— EXERCISE GOAL —
Output the lines exactly, from the one where "Generate a LaTeX" appears through the one where "width=396pt,minimum height=214pt] (equipo)" appears. Images are left out.

— ENTRIES —
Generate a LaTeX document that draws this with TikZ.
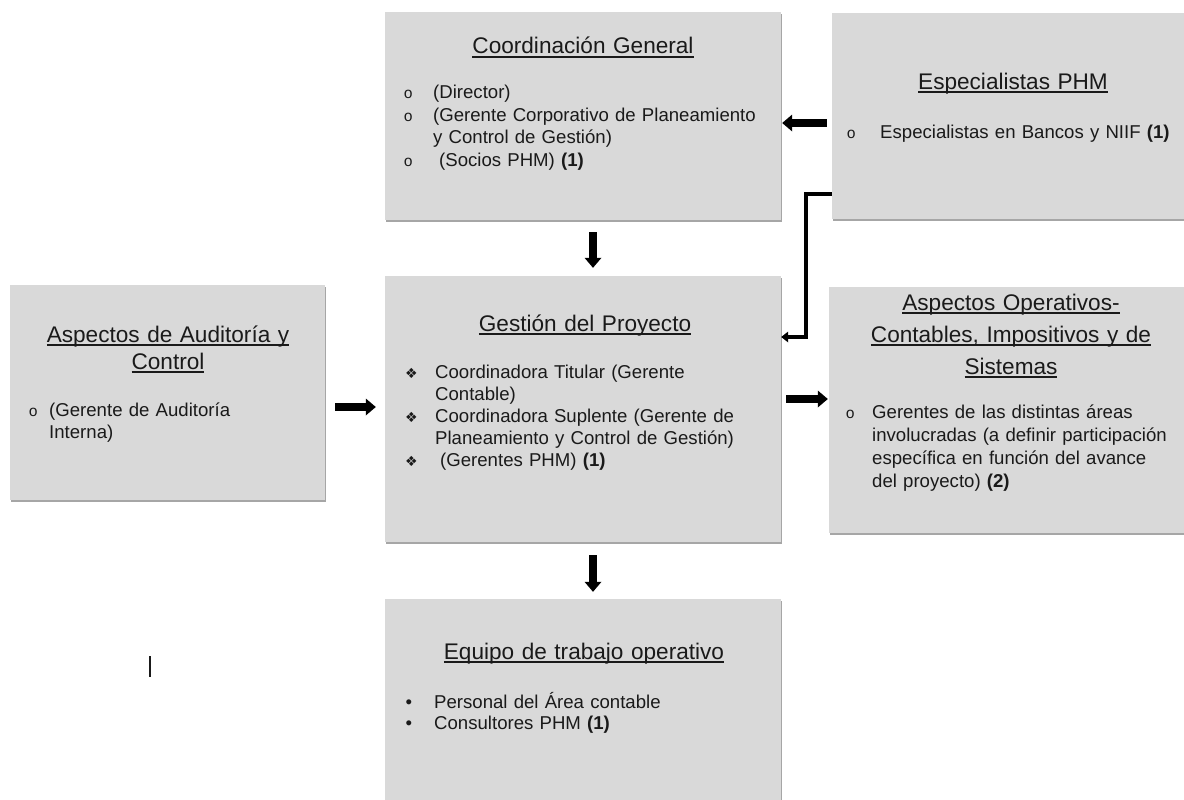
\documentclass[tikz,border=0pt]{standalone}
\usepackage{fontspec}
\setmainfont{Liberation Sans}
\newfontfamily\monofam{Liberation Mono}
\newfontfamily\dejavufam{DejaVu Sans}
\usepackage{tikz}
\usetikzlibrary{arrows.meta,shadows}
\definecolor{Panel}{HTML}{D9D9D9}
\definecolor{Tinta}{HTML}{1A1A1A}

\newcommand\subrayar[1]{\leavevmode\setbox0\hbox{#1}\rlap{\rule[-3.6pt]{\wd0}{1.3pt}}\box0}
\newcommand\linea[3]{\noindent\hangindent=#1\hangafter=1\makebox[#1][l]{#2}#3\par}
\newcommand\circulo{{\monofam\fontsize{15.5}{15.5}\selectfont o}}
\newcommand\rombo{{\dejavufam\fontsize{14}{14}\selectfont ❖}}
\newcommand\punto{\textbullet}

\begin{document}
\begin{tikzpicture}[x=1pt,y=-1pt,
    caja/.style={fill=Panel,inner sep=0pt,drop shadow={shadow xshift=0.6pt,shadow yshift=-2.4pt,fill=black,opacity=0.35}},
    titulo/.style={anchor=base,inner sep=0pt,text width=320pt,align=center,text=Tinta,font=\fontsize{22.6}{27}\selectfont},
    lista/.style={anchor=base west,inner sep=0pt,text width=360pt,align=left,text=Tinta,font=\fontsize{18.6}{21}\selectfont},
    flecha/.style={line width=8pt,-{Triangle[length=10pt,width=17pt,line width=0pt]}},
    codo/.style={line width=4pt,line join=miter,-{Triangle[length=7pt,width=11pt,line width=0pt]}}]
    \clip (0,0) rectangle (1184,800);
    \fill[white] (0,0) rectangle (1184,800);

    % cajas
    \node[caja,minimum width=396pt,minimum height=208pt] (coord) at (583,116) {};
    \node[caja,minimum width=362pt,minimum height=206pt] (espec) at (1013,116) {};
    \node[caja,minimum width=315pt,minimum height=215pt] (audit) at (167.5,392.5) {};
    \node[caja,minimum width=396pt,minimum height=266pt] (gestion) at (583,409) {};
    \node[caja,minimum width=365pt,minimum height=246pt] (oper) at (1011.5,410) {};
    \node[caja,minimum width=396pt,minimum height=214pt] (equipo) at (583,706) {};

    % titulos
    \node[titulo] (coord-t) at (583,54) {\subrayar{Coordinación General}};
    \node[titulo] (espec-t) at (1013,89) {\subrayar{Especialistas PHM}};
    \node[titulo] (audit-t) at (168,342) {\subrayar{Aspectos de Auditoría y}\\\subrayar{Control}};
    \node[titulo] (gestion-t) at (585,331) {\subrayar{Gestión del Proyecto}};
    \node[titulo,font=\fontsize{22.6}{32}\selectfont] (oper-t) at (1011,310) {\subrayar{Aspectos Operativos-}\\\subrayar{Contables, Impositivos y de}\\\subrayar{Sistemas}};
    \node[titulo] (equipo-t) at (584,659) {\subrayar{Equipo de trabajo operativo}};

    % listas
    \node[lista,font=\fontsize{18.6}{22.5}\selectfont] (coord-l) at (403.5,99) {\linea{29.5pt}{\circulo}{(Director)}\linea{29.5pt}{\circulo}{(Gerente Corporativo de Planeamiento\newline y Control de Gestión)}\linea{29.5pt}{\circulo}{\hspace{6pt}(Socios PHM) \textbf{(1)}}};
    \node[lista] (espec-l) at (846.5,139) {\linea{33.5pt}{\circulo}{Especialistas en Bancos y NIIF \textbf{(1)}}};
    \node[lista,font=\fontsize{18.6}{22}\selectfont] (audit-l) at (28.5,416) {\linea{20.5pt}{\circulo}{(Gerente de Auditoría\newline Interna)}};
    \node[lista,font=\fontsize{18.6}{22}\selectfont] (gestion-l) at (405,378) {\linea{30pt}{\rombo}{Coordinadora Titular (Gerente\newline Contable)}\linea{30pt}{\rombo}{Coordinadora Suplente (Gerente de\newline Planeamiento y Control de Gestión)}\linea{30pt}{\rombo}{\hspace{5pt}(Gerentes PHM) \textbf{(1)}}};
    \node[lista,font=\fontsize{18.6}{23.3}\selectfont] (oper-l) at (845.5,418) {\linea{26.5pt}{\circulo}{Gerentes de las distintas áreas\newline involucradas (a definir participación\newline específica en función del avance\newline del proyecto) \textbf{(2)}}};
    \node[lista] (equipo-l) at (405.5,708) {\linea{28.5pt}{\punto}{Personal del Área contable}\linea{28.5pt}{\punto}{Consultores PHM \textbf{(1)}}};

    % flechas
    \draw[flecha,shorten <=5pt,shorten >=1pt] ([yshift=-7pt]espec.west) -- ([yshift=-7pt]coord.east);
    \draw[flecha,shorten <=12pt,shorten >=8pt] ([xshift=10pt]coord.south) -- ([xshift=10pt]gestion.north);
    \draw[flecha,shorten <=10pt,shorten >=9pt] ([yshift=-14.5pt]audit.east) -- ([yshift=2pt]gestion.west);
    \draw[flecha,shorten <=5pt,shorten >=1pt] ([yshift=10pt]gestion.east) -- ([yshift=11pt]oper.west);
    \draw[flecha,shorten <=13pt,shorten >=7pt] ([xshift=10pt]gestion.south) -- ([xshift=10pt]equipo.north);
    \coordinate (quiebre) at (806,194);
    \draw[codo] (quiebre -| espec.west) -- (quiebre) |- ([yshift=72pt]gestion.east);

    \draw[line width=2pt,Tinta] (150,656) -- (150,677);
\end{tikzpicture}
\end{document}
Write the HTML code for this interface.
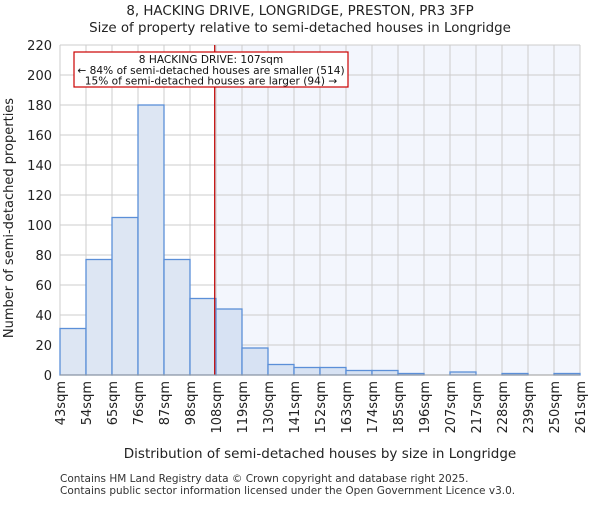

* * *

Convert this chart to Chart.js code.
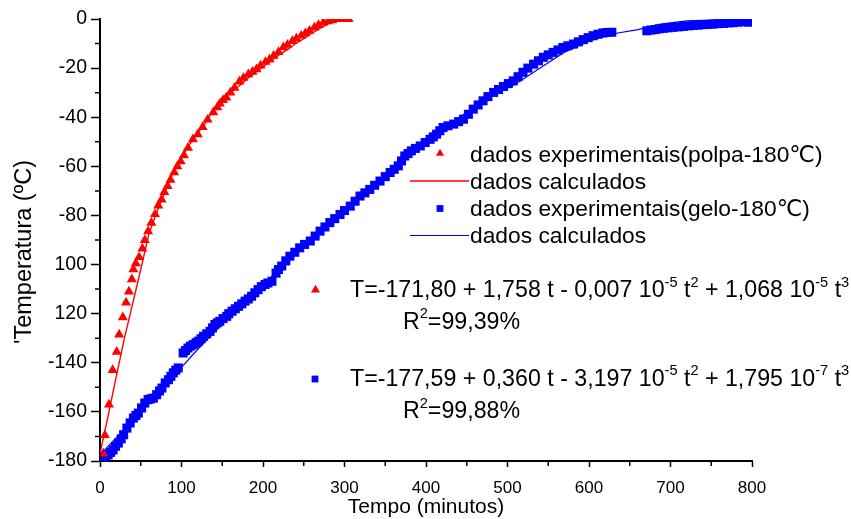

— EXERCISE RESULT —
Generate a LaTeX document that draws this with TikZ.
\documentclass[tikz,border=0pt]{standalone}
\usepackage{fontspec}
\setmainfont{Liberation Sans}
\newfontfamily\monofam{Liberation Mono}
\newfontfamily\dejavufam{DejaVu Sans}
\usepackage{tikz}
\usetikzlibrary{arrows.meta,shadows}
\definecolor{Panel}{HTML}{D9D9D9}
\definecolor{Tinta}{HTML}{1A1A1A}

\newcommand\subrayar[1]{\leavevmode\setbox0\hbox{#1}\rlap{\rule[-3.6pt]{\wd0}{1.3pt}}\box0}
\newcommand\linea[3]{\noindent\hangindent=#1\hangafter=1\makebox[#1][l]{#2}#3\par}
\newcommand\circulo{{\monofam\fontsize{15.5}{15.5}\selectfont o}}
\newcommand\rombo{{\dejavufam\fontsize{14}{14}\selectfont ❖}}
\newcommand\punto{\textbullet}

\begin{document}
\begin{tikzpicture}[x=1pt,y=-1pt,
    caja/.style={fill=Panel,inner sep=0pt,drop shadow={shadow xshift=0.6pt,shadow yshift=-2.4pt,fill=black,opacity=0.35}},
    titulo/.style={anchor=base,inner sep=0pt,text width=320pt,align=center,text=Tinta,font=\fontsize{22.6}{27}\selectfont},
    lista/.style={anchor=base west,inner sep=0pt,text width=360pt,align=left,text=Tinta,font=\fontsize{18.6}{21}\selectfont},
    flecha/.style={line width=8pt,-{Triangle[length=10pt,width=17pt,line width=0pt]}},
    codo/.style={line width=4pt,line join=miter,-{Triangle[length=7pt,width=11pt,line width=0pt]}}]
    \clip (0,0) rectangle (1184,800);
    \fill[white] (0,0) rectangle (1184,800);

    % cajas
    \node[caja,minimum width=396pt,minimum height=208pt] (coord) at (583,116) {};
    \node[caja,minimum width=362pt,minimum height=206pt] (espec) at (1013,116) {};
    \node[caja,minimum width=315pt,minimum height=215pt] (audit) at (167.5,392.5) {};
    \node[caja,minimum width=396pt,minimum height=266pt] (gestion) at (583,409) {};
    \node[caja,minimum width=365pt,minimum height=246pt] (oper) at (1011.5,410) {};
    \node[caja,minimum width=396pt,minimum height=214pt] (equipo) at (583,706) {};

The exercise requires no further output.